JAKARTA – Ketua Mahkamah Konstitusi (MK) Arief Hidayat menegaskan, saat ini elit bangsa ini telah kehilangan orientasi kolektif atau disorientasi dalam bermasyarakat, berbangsa dan bernegara.
Bahkan merisaukan lagi bahwa lembaga negara telah kehilangan kepercayaan atau distrust, dimana antara lembaga satu dengan yang lainnya saling mencaci-maki, menghina, memojokkan, caci-maki dan bahkan saling menjatuhkan.
“Kalau ini dibiarkan berlarut-larut, maka ini sebagai awal kehancuran bangsa dan negara. Jadi saat harus membangun kesadaran kolektif atas disorientasi dan distrust itu. Elit politik baik di eksekutif, legislatif, yudikatif dan lainnya harus membangun kesadaran itu dengan menyosialiasikan 4 Pilar (PancasiIa, UUD 1945, NKRI dan Bhinneka Tunggal Ika -red),” Arief Hidayat dalam dialog 4 Pilar, di Gedung MPR Senin (2/3).
Menurut Arief Hidayat, terjadinya kegaduhan politik saat ini akibat menjauhkan diri dari 4 Pilar. “Mereka ini tidak lagi mengakui visi, misi,.dan tujuan bernegara sebagaimana diamanatkan Pembukaan UUD NRI 1945,” tegas Guru Besar Universitas Diponegoro (Undip) Semarang itu.
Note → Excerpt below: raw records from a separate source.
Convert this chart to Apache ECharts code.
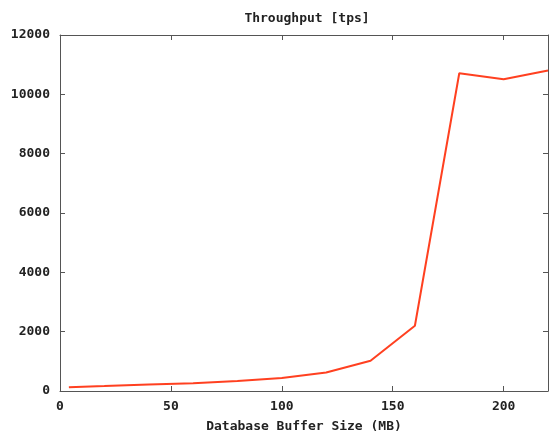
<!DOCTYPE html>
<html>
<head>
<meta charset="utf-8">
<script src="https://cdn.jsdelivr.net/npm/echarts@6/dist/echarts.min.js"></script>
<style>html,body{margin:0;padding:0;background:#fff}#c{width:549px;height:431px}</style>
</head>
<body>
<div id="c"></div>
<script>
const bufferSizes = [4, 20, 40, 60, 80, 100, 120, 140, 160, 180, 200, 220];
const throughput = [125, 165, 220, 265, 335, 440, 625, 1020, 2200, 10710, 10510, 10800];
const titleText = 'Throughput [tps]';
const xTitle = 'Database Buffer Size (MB)';

const font = 'DejaVu Sans Mono';
const axisCol = '#555';
const data = bufferSizes.map((x, i) => [x, throughput[i]]);

const chart = echarts.init(document.getElementById('c'), null, {renderer: 'canvas'});
const line = {show: true, onZero: false, lineStyle: {color: axisCol, width: 1}};
const tick = {show: true, inside: true, length: 5, lineStyle: {color: axisCol}};
const baseX = {type: 'value', min: 0, max: 220, interval: 50,
  axisLine: line, axisTick: tick, splitLine: {show: false}};
const baseY = {type: 'value', min: 0, max: 12000, interval: 2000,
  axisLine: line, axisTick: tick, splitLine: {show: false}};
const txt = {fontFamily: font, fontSize: 13, fontWeight: 'bold', color: '#222'};
chart.setOption({
  animation: false,
  backgroundColor: '#fff',
  title: {text: titleText, left: 302, top: 7, textAlign: 'center',
    textStyle: Object.assign({}, txt)},
  grid: {left: 60, right: 1, top: 35, bottom: 40, containLabel: false, outerBoundsMode: 'none'},
  xAxis: [
    Object.assign({}, baseX, {position: 'bottom', name: xTitle, nameLocation: 'middle', nameGap: 29,
      nameTextStyle: Object.assign({}, txt),
      axisLabel: Object.assign({show: true, showMaxLabel: false, margin: 9}, txt)}),
    Object.assign({}, baseX, {position: 'top', axisLabel: {show: false}})
  ],
  yAxis: [
    Object.assign({}, baseY, {position: 'left',
      axisLabel: Object.assign({show: true, margin: 10, formatter: v => String(v)}, txt)}),
    Object.assign({}, baseY, {position: 'right', axisLabel: {show: false}})
  ],
  series: [{type: 'line', data: data, xAxisIndex: 0, yAxisIndex: 0, symbol: 'none',
    lineStyle: {color: '#ff4020', width: 2}}]
});
</script>
</body>
</html>
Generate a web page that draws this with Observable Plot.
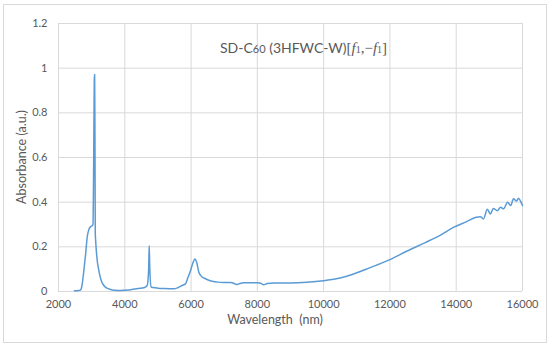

Sesungguhnya kata Arief Hidayat, tak ada perbedaan mendasar antara founding fathers dengan elit bangsa ini. Karena itu, berbeda pendapat akhir-akhir ini soal 4 Pilar itu hanya pada tataran implementasi, pelaksanaannya, tidak ada hal-hal yang berbeda secara prinsipil antara lembaga negara.
“Hanya saja semuanya harus dilandasi trust. Kita saat ini menghadapi low trust, sehingga terjadi saling mengancam, saling menggulingkan, melemahkan dan kalau dibiarkan, ini sebagai awal kehancuran bangsa ini. Tak sesuai dengan warisan founding fathers itu,” tegasnya.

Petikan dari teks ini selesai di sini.